Yıllardır ücretlerimizin az olması nedeniyle ya fazla mesaiye kalırız ya da ek iş yaparız. Patronlar bu durumu bildiklerinden ücretlerimizi az vermeye devam ederler ve bizleri köle gibi çalıştırmak için de birçok yol denerler. Çalıştığım fabrikada olduğu gibi işlerin yoğun olmasından dolayı artık evlerimize de iş götürüyoruz. Zorunlu olmasa da isteyen evine iş götürüyor ve götürdüğü parçanın ücreti kuruş üzerinden hesaplanarak kaç adet yaptıysa eline o kadar para geçiyor. Yaptığı üründe zayiat varsa aldığı paradan o düşürülüyor ve eline geçen miktar yine düşük oluyor. Bu parçaları alan işçilerle konuştuğumda “başka çarem yok, çoluk çocuk bu işleri yaparsak elimize birkaç kuruş daha geçer, çok da hevesli değiliz ama elimiz mahkûm” diyorlar.
Bunlar yetmezmiş gibi bir de fabrikada mesailere bırakılıyoruz. Fabrikadaki mesaimiz bittikten sonra eve götürdüğümüz işlerin mesaisi başlıyor.
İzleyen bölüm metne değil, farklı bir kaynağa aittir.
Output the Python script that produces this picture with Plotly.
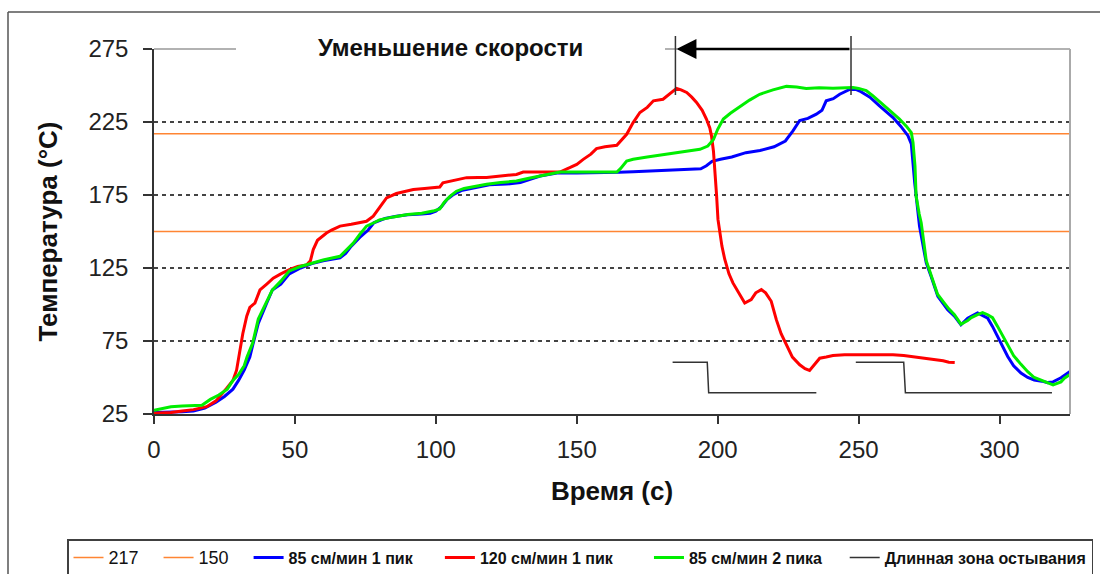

Fabrikada köle misali çalıştığımız yetmezmiş gibi çoluk çocuk demeden patronlara daha çok kâr ettirmek için evde de mesaiye kaldığımız yerden devam ediyoruz.
Yaşadığımız bu haksızlıklar için 1 Mayıs’ta binlerce işçi kardeşimizle “Ücretler Yükseltilsin, İş Saatleri Kısaltılsın” sloganını attık ve bu sloganımız elbette sadece 1 Mayıs’la sınırlı kalmayacak, attığımız bu sloganımız haklarımızı alana kadar fabrikalarımızda, işyerlerimizde bizlerin çalışmalarıyla birlikte yankılanmaya devam edecek.